Mr. Cannon attributes the loyalty of Mr. Perry’s audience to the grassroots perseverance that has brought the actor face-to-face with so many of his fans. For seven years, Mr. Perry blazed his trail on the stage, writing and starring in an array of plays that toured the country and swept up an audience that connected intimately with his stories of black families. Central to Mr. Perry’s material is an interactive approach that encourages audience participation (similar to what one might see in an African-American church) and a recurring central character named Mabel “Madea” Simmons, who is played by Mr. Perry in drag. Madea is a feisty, fiery, loud-and-proud woman in middle age based on Mr. Perry’s mother and aunt. Madea is known to blurt out what Mr. Perry’s more refined characters would not, but even she is now too popular to be left alone. Last month, Mr. Perry announced that he will develop the character into a children’s cartoon.

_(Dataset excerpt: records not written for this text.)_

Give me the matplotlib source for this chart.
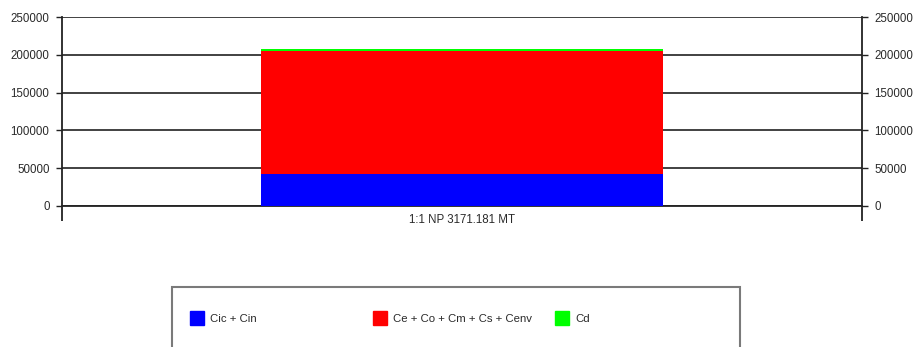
import matplotlib
matplotlib.use("Agg")
import matplotlib.pyplot as plt
from matplotlib.patches import Rectangle, Patch

plt.rcParams['font.family'] = ['Liberation Sans', 'DejaVu Sans']

categories = ["1:1 NP 3171.181 MT"]
series_names = ["Cic + Cin", "Ce + Co + Cm + Cs + Cenv", "Cd"]
cic_cin = [42300]
ce_co_cm_cs_cenv = [163200]
cd = [2000]
colors = ["#0000FF", "#FF0000", "#00FF00"]
yticks = [0, 50000, 100000, 150000, 200000, 250000]

W, H = 918, 347
fig = plt.figure(figsize=(W/100, H/100), dpi=100)
ax = fig.add_axes([62/W, 1-206/H, 800/W, 189/H])

x = list(range(len(categories)))
bottom = [0]*len(categories)
for vals, col, name in zip([cic_cin, ce_co_cm_cs_cenv, cd], colors, series_names):
    ax.bar(x, vals, width=0.503, bottom=bottom, color=col, label=name, zorder=3)
    bottom = [b+v for b, v in zip(bottom, vals)]

ax.set_xlim(-0.5, 0.5)
ax.set_ylim(0, 250000)
ax.set_yticks(yticks)
ax.set_yticklabels([str(t) for t in yticks])
for t in yticks:
    ax.axhline(t, color='#333333', lw=1.3, zorder=1)

ax.spines['top'].set_visible(False)
for s in ['left', 'right', 'bottom']:
    ax.spines[s].set_color('#222222')
    ax.spines[s].set_linewidth(1.3)

ax.tick_params(axis='y', which='both', left=True, right=True, labelleft=True, labelright=True,
               length=4, width=1, color='#222222', labelsize=8.3, labelcolor='#2a2a2a', pad=5)
ax.set_xticks(x)
ax.set_xticklabels(categories, fontsize=8.3, color='#2a2a2a')
ax.tick_params(axis='x', which='major', length=0, pad=6)
ax.set_xticks([-0.5, 0.5], minor=True)
ax.tick_params(axis='x', which='minor', length=11, width=1.3, color='#222222', direction='out')

# legend frame (extends past the bottom edge)
fig.patches.append(Rectangle((172/W, -0.1), (740-172)/W, (347-287)/H + 0.1,
                             transform=fig.transFigure, facecolor='white',
                             edgecolor='#7a7a7a', lw=1.5, zorder=0))
ycen = 1 - 318/H
xs = [184, 367, 549]
for name, col, xp in zip(series_names, colors, xs):
    fig.legend(handles=[Patch(facecolor=col, edgecolor=col)], labels=[name],
               loc='center left', bbox_to_anchor=(xp/W, ycen), frameon=False,
               fontsize=8.2, handlelength=1.25, handleheight=1.55, handletextpad=0.55,
               borderpad=0, labelcolor='#2a2a2a')

fig.savefig("out.png", dpi=100)
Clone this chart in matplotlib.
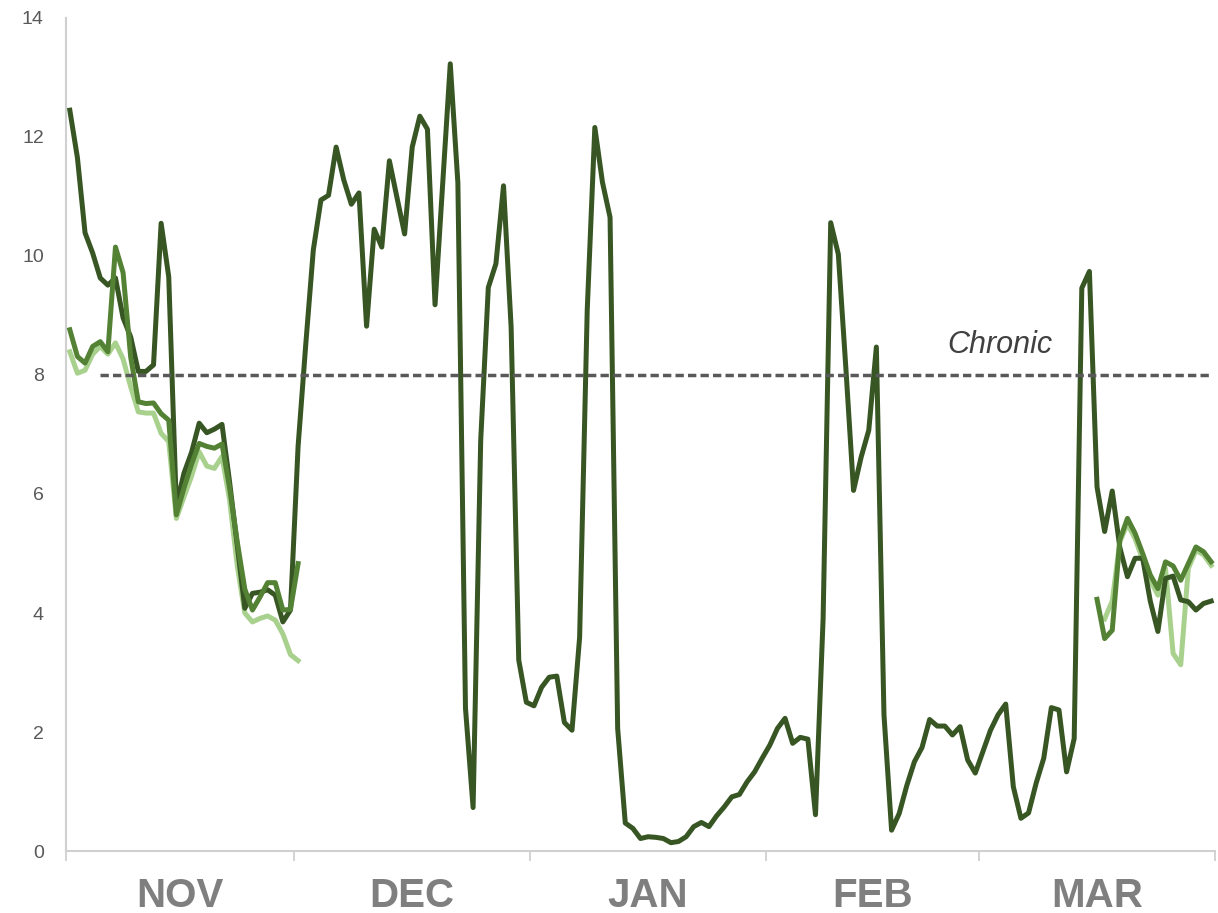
import numpy as np
import matplotlib.pyplot as plt
from matplotlib.ticker import FixedLocator, NullFormatter

plt.rcParams['font.family'] = ['Liberation Sans', 'DejaVu Sans']

# daily values, day 0 = Nov 1, day 150 = Mar 31
dark = [
    12.45, 11.65, 10.39, 10.05, 9.63, 9.51, 9.63, 8.96, 8.64, 8.06,
    8.06, 8.17, 10.55, 9.65, 5.8, 6.35, 6.7, 7.19, 7.03, 7.09,
    7.17, 6.2, 5.14, 4.08, 4.33, 4.35, 4.39, 4.3, 3.85, 4.05,
    6.8, 8.5, 10.1, 10.94, 11.02, 11.83, 11.28, 10.87, 11.06, 8.82,
    10.45, 10.15, 11.6, 10.98, 10.37, 11.83, 12.35, 12.13, 9.18, 11.2,
    13.23, 11.23, 2.4, 0.73, 6.9, 9.47, 9.87, 11.18, 8.8, 3.21,
    2.5, 2.44, 2.75, 2.92, 2.94, 2.16, 2.03, 3.59, 9.09, 12.16,
    11.24, 10.65, 2.06, 0.47, 0.38, 0.21, 0.24, 0.23, 0.21, 0.14,
    0.16, 0.24, 0.41, 0.48, 0.41, 0.59, 0.74, 0.91, 0.95, 1.16,
    1.33, 1.56, 1.78, 2.06, 2.23, 1.81, 1.91, 1.88, 0.61, 3.9,
    10.56, 10.03, 8.1, 6.06, 6.62, 7.07, 8.47, 2.29, 0.35, 0.63,
    1.1, 1.5, 1.74, 2.21, 2.1, 2.1, 1.95, 2.09, 1.53, 1.31,
    1.67, 2.03, 2.29, 2.47, 1.08, 0.55, 0.64, 1.14, 1.56, 2.41,
    2.37, 1.33, 1.89, 9.46, 9.74, 6.12, 5.37, 6.05, 5.1, 4.61,
    4.92, 4.92, 4.2, 3.69, 4.58, 4.62, 4.22, 4.19, 4.05, 4.16,
    4.2,
]

mid_nov = [8.76, 8.31, 8.2, 8.48, 8.56, 8.39, 10.15, 9.72, 8.3, 7.55,
           7.52, 7.53, 7.35, 7.24, 5.65, 6.1, 6.5, 6.85, 6.8, 6.77,
           6.84, 6.1, 5.2, 4.4, 4.05, 4.27, 4.51, 4.51, 4.05, 4.06,
           4.83]
light_nov = [8.39, 8.03, 8.08, 8.35, 8.48, 8.35, 8.54, 8.27, 7.8, 7.38,
             7.36, 7.36, 7.02, 6.88, 5.59, 5.95, 6.3, 6.71, 6.47, 6.43,
             6.63, 5.9, 4.8, 4.0, 3.85, 3.91, 3.95, 3.88, 3.65, 3.3,
             3.2]
mid_mar = [4.23, 3.57, 3.71, 5.23, 5.59, 5.34, 5.0, 4.64, 4.41, 4.86,
           4.79, 4.55, 4.83, 5.11, 5.03, 4.86]
light_mar = [3.9, 4.2, 5.2, 5.5, 5.25, 4.9, 4.55, 4.3, 4.75, 3.32,
             3.13, 4.75, 5.05, 4.98, 4.8]

chronic = 8
months = ['NOV', 'DEC', 'JAN', 'FEB', 'MAR']
month_days = [30, 31, 31, 28, 31]

days = np.arange(len(dark))
bounds = np.concatenate([[0], np.cumsum(month_days)]) - 0.5
centers = (bounds[:-1] + bounds[1:]) / 2

fig = plt.figure(figsize=(12.18, 9.13), dpi=100)
ax = fig.add_axes([0.0542, 0.0679, 0.9433, 0.9124])

lw = 3.6
ax.plot(np.arange(0, 31), light_nov, color='#a9d18e', lw=lw, zorder=2)
ax.plot(np.arange(136, 151), light_mar, color='#a9d18e', lw=lw, zorder=2)
ax.plot(days, dark, color='#375623', lw=lw, zorder=3)
ax.plot(np.arange(0, 31), mid_nov, color='#548235', lw=lw, zorder=4)
ax.plot(np.arange(135, 151), mid_mar, color='#548235', lw=lw, zorder=4)

cd = np.arange(4, 151)
ax.plot(cd, np.full(len(cd), chronic), color='#595959', lw=2.5,
        dashes=(2.4, 1.2), zorder=5)
ax.text(122.2, 8.5, 'Chronic', fontsize=22, style='italic',
        color='#404040', ha='center', va='center', zorder=6)

ax.set_xlim(bounds[0], bounds[-1])
ax.set_ylim(0, 14)
ax.set_yticks(np.arange(0, 15, 2))
ax.tick_params(axis='y', length=0, pad=16, labelsize=14, labelcolor='#595959')

ax.xaxis.set_major_locator(FixedLocator(centers))
ax.set_xticklabels(months)
ax.xaxis.set_minor_locator(FixedLocator(bounds))
ax.xaxis.set_minor_formatter(NullFormatter())
ax.tick_params(axis='x', which='major', length=0, pad=19, labelsize=29,
               labelcolor='#7f7f7f')
for lab in ax.get_xticklabels():
    lab.set_fontweight('bold')
ax.tick_params(axis='x', which='minor', length=7, width=1.3, color='#d0d0d0')

for side in ['top', 'right']:
    ax.spines[side].set_visible(False)
for side in ['left', 'bottom']:
    ax.spines[side].set_color('#d0d0d0')
    ax.spines[side].set_linewidth(1.5)

fig.savefig('out.png', dpi=100)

The transition to television should be a smooth one. Mr. Perry created the TBS series “House of Payne,” which enjoyed record-breaking ratings during its debut on cable last year. He also penned the best-selling novel “Don’t Make a Black Woman Take Off Her Earrings.” Now there’s even talk of launching an entire Tyler Perry television network.
Surveying Mr. Perry’s portfolio, it’s no surprise that his production company is planning to expand to a new, 30-acre facility on the outskirts of Atlanta. (In 2006, Business Week magazine wrote that he was a more profitable celebrity than Adam Sandler, Tom Hanks, or Tom Cruise.) “But this is what he does, he’s just constantly reaching out and building relationships with the average person,” Mr. Cannon said. “He’s not sitting in a boardroom; he’s getting it done. So now you have these films and TV shows that are essentially critic-proof. And his fans, they know the score. Who are you going to believe, these critics or Tyler Perry?”